A review of Joachim E. Fest’s The Face of the Third Reich
Joachim E. Fest has a profound personal history related to the material which he presents in this biographical and academic presentation. Because of the open resistance of his father to the Nazis in 1930s Germany, the author has inherited a view that the Germans are more responsible for the crimes of the Third Reich than other contemporary German historians often assert. The author served for a time in the Wehrmacht, personally experiencing Hitler’s war-machine for a brief period before he was made a prisoner of war in France. To add to his personal experiences he also obtained extensive education in several fields uniquely allowing him to understand the phenomenon of the Nazi Party, which include the study of law, history, sociology, and German literature at several educational institutions, including the University of Freiburg.
The focus of The Face of the Third Reich is predominantly intellectual but also inherently dealing predominantly with the political sphere of post-World War I Germany as well as an understanding of economic situations which allowed the Nazis to gain momentum. In the two biographical portraits which I have focused on, that of Heinrich Himmler and Ernst Rohm, the idea of a “lost generation,” which Hitler was a part of, is highlighted to great extent. This lost generation consisted of Germans who had fought in World War I and had allowed the war to become their defining experience. This combined with the fact that Germany had lost the war, and therefore their national pride, which created men who were disillusioned with the society around them.
This psychological disparity is the focus of the book. Adolf Hitler himself hated society, for he had never succeeded in anything as a regular person. His disillusionment, combined with psychopathic tendencies, led him to desire one thing and one thing only—power. The story of the rise of Nazi Germany is the story of one man’s psychological disparity propped up and supported by those who were similarly disparaged.
Heinrich Himmler was perhaps the Nazi who had the most in common with Hitler psychologically. Perhaps that is why by the end of World War II, the SS was as much a governing body in Germany as Hitler’s government. This is also reflected in the fact that both of them took their own lives as the war ended. They felt morally justified in having absolutely no morals. They both envisioned a pure race system, although neither of them fit the specific criteria for this pure race. Heinrich Himmler believed in brutality, taught brutality, and breathed brutality.
Another case altogether is Ernst Rohm, chronicled in this book as the leader of the SA and the first leader of the lost generation before Hitler was ready to take the reins entirely. When Hitler was forced to change tactics after his failed pusch, Rohm’s fate was inevitably sealed. Though Ernst Rohm related to Hitler in many ways, he could not gain the careful patience which Hitler was forced to adopt. Ernst Rohm wanted a military state and he wanted it immediately.

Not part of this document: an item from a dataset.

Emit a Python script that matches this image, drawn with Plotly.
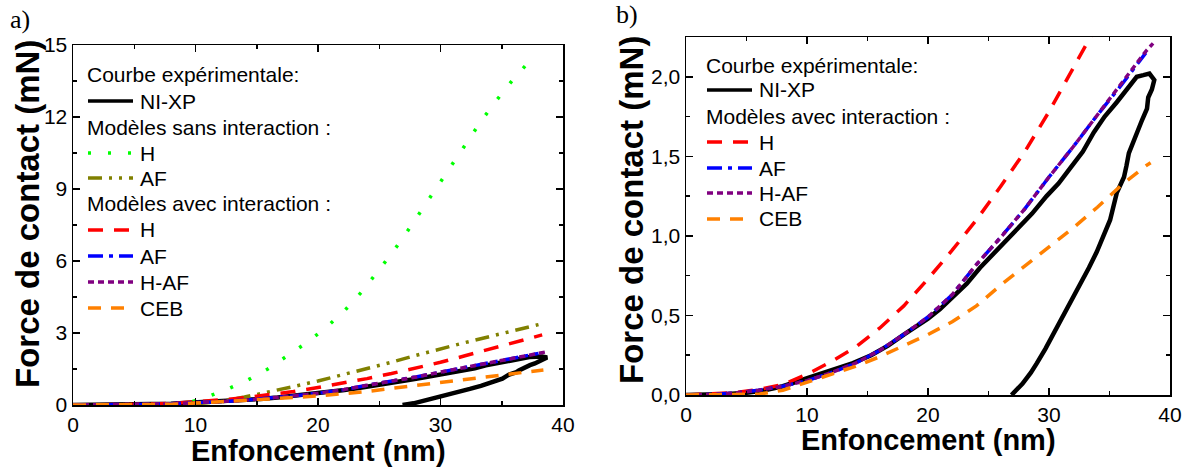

Eventually Hitler was forced to end Ernst Rohm, and essentially end the SA as well.
The author provides a picture of a country torn apart mentally by war and economic disparity to the point of complete moral failure. Rarely can the crimes of a nation be laid solely upon one man, for that one man had to have had power ultimately given to him. It is true that Hitler connived and maneuvered his way into the legitimate government to overthrow it and that he proved himself cunning, deceptive, and a master of propaganda. But the state of post-World War I Germany was perfect for a man of Hitler’s brand. He was a product of the times as much as any of those he followed, and the history of Nazi Germany is the history of decent people willingly turning a blind eye and indecent people flocking to a sense of state-sanctioned brutality and lawlessness.

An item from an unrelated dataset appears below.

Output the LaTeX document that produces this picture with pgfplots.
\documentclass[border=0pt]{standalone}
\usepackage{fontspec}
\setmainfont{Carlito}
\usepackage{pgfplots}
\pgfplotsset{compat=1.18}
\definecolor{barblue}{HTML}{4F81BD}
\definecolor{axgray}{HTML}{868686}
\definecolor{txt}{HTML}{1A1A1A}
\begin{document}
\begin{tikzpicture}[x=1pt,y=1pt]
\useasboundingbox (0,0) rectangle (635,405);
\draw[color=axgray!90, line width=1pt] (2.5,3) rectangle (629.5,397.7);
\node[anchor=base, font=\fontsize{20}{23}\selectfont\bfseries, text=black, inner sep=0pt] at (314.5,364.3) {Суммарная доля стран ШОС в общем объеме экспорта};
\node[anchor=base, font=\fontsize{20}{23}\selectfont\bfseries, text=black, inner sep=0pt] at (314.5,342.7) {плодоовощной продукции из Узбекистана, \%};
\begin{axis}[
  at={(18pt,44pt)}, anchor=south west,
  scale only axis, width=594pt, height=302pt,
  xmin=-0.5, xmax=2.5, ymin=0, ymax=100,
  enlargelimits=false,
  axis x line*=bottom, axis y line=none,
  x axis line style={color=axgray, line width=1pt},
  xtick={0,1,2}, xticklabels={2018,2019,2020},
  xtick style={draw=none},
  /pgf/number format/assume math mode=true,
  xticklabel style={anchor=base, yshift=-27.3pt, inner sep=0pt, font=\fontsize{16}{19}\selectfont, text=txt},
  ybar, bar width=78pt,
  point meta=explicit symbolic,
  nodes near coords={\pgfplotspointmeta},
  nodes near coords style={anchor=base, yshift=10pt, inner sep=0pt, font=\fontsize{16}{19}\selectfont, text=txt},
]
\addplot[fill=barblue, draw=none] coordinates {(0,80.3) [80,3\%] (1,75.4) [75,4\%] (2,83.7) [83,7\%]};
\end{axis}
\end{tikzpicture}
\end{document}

The Face of the Third Reich offers readers an exceptional look into the mentalities of those responsible for one of the most dreadful sequences in the history of mankind. By presenting the psychological viewpoints of the Nazi leadership we are presented boldly, and surprisingly, with the weaknesses of the human race. Honest readers will often find their own base tendencies within the pages. This book is Joachim E. Fest’s warning that the Nazi phenomenon was not merely the product of the evil genius of a single man, but the product of the way that single man was able to manipulate a nation and bring out the baseness that was already festering. To assume that such a thing cannot happen again is to invite its occurrence.